■ Exercise
Filter out everything except lines holding "LaTeX".

-- BEGIN Input material --

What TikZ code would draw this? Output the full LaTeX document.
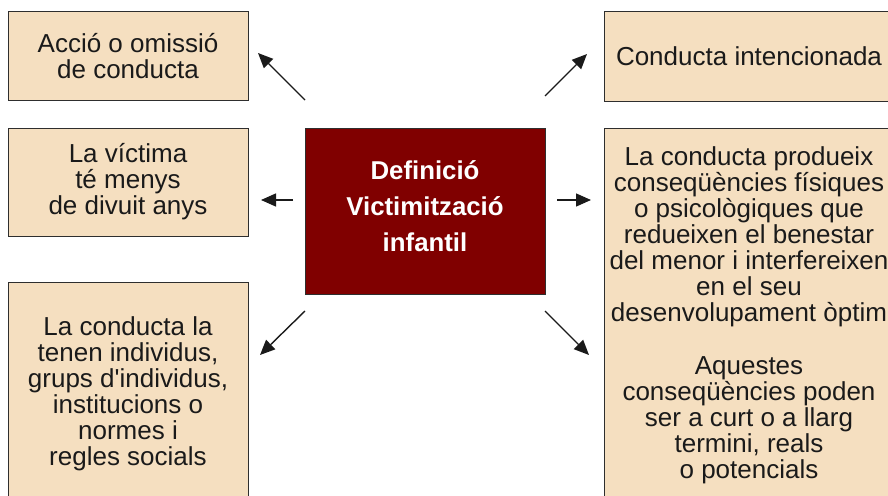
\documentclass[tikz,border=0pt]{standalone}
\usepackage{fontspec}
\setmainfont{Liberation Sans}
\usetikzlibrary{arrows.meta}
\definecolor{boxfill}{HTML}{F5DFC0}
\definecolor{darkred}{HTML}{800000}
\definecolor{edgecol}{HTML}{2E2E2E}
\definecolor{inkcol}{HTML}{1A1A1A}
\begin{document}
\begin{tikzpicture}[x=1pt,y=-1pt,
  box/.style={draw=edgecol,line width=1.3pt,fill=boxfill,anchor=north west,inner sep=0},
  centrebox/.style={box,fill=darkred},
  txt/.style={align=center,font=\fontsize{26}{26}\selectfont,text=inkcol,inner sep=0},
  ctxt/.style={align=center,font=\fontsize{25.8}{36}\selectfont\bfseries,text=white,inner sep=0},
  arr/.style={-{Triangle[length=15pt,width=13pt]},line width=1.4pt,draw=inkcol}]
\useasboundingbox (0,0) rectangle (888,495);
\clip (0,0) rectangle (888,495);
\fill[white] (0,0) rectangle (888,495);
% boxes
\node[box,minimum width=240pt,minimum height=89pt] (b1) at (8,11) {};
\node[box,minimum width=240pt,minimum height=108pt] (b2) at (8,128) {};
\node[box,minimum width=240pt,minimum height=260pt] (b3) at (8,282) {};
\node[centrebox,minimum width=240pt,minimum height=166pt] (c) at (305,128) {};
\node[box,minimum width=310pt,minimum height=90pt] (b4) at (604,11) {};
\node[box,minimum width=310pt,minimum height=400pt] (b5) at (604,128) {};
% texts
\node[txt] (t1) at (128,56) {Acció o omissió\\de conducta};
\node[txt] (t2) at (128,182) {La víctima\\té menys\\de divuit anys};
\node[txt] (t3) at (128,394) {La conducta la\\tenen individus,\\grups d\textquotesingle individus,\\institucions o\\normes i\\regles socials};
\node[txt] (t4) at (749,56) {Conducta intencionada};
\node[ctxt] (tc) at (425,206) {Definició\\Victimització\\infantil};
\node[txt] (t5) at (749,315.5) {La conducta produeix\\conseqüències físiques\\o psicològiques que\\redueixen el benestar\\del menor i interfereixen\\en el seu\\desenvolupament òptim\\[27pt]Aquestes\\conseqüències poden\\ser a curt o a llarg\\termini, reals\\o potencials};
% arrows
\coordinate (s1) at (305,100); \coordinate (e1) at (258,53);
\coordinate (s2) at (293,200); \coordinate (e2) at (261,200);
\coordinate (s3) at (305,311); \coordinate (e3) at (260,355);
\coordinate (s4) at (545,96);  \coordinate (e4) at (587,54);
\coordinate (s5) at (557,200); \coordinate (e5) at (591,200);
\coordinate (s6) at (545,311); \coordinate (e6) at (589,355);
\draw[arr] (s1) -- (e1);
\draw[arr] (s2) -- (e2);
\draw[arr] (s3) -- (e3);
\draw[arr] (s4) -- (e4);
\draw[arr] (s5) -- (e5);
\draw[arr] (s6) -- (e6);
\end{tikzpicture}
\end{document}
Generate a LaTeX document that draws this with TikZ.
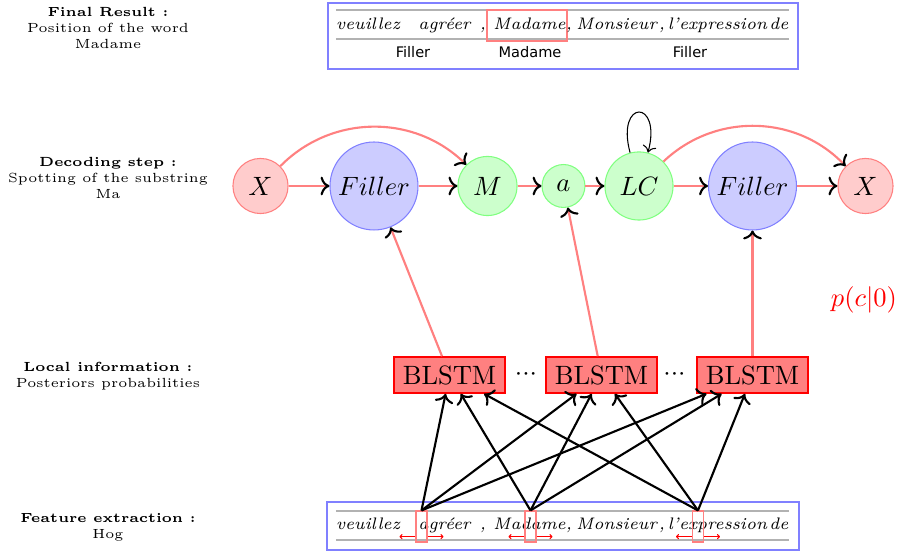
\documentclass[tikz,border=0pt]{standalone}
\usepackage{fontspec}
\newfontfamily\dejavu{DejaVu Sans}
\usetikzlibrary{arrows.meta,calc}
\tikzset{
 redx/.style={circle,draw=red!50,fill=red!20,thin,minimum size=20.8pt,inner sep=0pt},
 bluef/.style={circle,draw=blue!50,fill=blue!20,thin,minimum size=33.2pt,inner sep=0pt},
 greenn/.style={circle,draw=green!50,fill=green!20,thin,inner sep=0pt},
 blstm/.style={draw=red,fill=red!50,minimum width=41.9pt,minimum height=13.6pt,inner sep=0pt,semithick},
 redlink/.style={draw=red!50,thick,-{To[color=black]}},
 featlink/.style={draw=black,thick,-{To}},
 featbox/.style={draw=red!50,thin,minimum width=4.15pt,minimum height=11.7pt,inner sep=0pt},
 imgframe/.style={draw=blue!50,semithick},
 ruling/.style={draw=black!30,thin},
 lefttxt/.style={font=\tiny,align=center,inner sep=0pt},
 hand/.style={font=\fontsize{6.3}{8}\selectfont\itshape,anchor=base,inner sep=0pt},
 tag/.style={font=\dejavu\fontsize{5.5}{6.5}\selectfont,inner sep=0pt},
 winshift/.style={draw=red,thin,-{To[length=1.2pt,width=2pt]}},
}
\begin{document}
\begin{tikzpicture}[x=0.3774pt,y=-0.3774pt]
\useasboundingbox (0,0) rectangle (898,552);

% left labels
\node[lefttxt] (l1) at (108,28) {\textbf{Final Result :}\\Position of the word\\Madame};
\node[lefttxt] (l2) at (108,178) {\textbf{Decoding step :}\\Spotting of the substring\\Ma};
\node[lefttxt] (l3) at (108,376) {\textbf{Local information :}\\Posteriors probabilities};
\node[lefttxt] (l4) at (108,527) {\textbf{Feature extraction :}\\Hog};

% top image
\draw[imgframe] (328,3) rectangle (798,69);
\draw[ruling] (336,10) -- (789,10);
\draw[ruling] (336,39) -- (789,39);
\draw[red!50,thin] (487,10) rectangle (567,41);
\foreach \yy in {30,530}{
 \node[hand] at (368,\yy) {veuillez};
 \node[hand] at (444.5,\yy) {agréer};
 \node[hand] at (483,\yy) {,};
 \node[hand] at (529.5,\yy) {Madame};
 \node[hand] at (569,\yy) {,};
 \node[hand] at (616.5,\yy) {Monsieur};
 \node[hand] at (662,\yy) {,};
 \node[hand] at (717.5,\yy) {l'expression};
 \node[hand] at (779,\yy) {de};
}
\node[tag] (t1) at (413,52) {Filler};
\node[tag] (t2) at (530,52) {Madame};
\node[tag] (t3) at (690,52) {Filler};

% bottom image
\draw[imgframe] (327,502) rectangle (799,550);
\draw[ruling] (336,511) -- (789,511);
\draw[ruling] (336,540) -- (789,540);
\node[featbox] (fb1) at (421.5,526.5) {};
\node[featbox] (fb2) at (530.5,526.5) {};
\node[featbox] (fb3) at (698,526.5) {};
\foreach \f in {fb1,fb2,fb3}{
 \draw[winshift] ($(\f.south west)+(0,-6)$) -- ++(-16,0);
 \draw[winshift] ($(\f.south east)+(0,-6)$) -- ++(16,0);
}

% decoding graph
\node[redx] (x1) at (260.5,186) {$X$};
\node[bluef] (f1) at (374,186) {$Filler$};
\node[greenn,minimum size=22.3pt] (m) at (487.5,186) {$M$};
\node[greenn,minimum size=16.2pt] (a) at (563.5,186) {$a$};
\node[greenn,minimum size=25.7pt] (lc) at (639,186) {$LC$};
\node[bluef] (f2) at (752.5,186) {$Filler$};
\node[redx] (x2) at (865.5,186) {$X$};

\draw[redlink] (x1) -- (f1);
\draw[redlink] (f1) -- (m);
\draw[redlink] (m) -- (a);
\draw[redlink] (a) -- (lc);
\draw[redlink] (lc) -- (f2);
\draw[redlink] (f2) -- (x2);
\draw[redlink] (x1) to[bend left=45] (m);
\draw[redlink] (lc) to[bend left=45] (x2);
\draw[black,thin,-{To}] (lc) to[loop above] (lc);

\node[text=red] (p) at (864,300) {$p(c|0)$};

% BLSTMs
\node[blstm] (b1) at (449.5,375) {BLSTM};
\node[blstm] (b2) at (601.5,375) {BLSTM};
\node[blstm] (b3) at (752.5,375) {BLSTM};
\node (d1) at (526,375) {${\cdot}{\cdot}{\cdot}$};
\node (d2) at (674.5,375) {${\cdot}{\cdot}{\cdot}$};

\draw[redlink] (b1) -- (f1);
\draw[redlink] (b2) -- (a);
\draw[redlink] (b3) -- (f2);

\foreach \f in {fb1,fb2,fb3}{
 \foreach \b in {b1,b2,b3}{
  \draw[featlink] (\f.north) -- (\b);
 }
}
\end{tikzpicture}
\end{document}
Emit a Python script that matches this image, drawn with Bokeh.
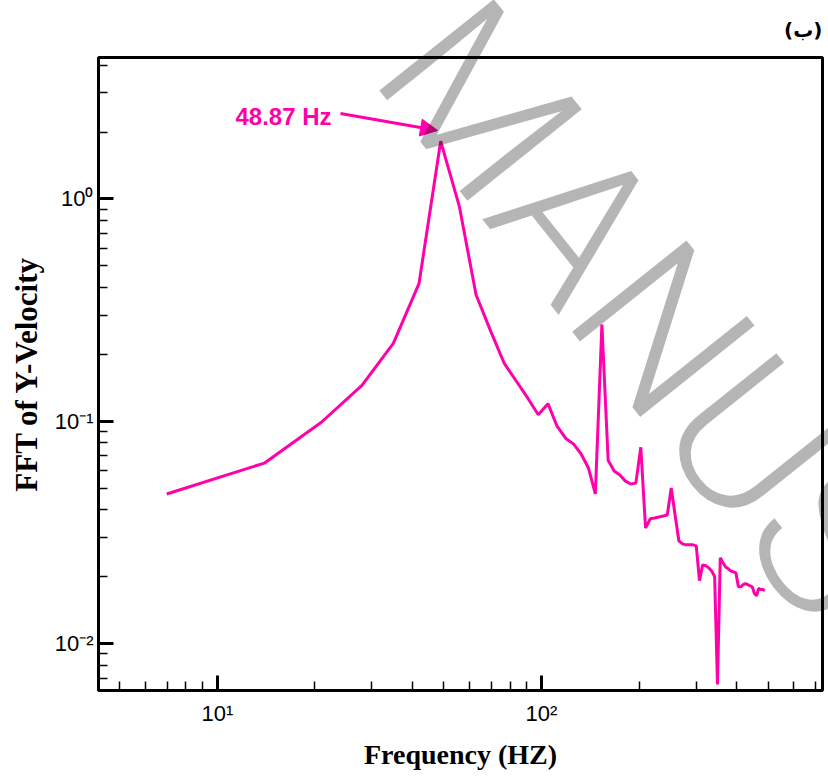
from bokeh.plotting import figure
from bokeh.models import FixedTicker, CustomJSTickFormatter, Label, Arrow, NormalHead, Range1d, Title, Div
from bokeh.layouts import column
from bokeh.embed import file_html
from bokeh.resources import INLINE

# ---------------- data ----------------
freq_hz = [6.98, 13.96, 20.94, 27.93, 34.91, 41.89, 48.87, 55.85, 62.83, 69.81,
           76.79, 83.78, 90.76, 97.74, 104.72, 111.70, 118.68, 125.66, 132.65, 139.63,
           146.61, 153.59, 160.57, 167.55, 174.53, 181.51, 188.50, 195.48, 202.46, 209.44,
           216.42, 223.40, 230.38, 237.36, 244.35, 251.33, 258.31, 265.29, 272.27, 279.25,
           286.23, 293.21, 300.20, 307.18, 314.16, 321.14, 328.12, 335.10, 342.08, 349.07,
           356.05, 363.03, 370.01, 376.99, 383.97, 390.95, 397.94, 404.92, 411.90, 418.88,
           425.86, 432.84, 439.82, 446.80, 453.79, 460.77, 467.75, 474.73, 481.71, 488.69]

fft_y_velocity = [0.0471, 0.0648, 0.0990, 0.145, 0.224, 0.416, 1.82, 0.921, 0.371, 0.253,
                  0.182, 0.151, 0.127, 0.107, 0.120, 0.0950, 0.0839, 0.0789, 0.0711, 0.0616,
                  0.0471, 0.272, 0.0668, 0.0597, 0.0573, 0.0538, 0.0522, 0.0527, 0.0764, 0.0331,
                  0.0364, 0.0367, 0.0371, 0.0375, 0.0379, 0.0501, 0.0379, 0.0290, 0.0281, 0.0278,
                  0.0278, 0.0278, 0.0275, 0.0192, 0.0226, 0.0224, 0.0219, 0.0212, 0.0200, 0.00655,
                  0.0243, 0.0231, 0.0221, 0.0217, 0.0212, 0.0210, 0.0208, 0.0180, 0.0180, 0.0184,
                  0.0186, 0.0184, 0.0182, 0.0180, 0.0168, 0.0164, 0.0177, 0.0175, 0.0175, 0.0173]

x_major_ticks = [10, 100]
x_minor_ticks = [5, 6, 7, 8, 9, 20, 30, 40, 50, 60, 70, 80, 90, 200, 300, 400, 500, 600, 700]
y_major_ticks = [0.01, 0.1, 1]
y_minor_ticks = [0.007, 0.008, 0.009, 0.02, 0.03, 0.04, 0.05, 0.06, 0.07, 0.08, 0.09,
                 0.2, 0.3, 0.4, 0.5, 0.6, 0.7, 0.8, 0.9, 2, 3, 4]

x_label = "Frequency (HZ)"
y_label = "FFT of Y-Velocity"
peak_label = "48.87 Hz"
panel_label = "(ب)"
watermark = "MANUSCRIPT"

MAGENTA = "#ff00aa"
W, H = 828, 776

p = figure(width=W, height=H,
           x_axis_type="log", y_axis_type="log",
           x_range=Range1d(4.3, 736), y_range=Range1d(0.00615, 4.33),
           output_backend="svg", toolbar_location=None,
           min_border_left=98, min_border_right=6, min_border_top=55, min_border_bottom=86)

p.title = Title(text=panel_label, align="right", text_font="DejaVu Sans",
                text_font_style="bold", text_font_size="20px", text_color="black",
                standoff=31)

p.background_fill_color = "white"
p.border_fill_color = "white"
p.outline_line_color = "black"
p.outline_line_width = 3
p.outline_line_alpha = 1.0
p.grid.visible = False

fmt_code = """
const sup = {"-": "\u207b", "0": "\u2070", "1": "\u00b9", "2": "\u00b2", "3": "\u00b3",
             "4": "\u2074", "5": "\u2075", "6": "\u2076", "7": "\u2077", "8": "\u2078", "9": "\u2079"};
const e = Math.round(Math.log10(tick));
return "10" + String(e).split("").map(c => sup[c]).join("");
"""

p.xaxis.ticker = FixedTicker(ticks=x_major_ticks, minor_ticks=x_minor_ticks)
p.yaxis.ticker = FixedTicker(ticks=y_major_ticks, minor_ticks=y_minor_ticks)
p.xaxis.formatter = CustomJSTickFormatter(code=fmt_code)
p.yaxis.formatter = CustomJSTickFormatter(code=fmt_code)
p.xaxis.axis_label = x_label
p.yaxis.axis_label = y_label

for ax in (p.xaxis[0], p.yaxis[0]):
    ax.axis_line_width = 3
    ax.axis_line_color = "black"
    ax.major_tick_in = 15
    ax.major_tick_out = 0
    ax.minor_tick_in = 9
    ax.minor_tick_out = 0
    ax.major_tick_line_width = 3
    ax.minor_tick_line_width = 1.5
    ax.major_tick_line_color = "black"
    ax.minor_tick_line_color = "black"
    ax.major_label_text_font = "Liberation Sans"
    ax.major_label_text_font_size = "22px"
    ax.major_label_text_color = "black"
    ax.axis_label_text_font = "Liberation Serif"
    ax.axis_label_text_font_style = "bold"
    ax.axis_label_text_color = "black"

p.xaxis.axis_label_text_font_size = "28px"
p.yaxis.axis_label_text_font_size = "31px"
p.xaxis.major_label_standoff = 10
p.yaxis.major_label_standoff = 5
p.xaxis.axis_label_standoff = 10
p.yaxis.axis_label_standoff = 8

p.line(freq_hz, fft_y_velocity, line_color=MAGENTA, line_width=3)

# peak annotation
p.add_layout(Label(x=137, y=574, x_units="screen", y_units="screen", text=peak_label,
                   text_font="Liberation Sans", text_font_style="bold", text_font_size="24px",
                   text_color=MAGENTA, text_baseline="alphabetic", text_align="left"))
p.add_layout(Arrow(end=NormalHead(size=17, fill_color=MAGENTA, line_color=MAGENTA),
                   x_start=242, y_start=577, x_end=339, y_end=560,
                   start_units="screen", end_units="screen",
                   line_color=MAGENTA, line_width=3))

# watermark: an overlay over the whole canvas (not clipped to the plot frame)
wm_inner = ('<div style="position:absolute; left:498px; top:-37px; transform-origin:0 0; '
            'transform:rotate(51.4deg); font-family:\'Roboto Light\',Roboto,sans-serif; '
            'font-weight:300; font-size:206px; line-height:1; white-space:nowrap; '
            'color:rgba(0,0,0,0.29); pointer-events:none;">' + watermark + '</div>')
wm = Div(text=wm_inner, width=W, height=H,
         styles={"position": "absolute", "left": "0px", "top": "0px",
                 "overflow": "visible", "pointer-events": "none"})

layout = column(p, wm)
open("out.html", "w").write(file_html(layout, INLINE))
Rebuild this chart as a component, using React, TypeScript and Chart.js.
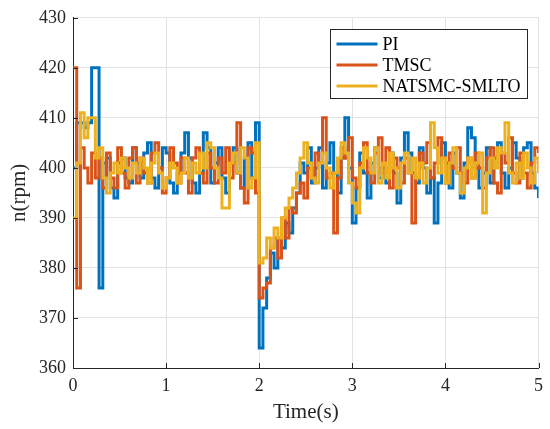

-- END Input material --

■ Written solution
What TikZ code would draw this? Output the full LaTeX document.
Generate a LaTeX document that draws this with TikZ.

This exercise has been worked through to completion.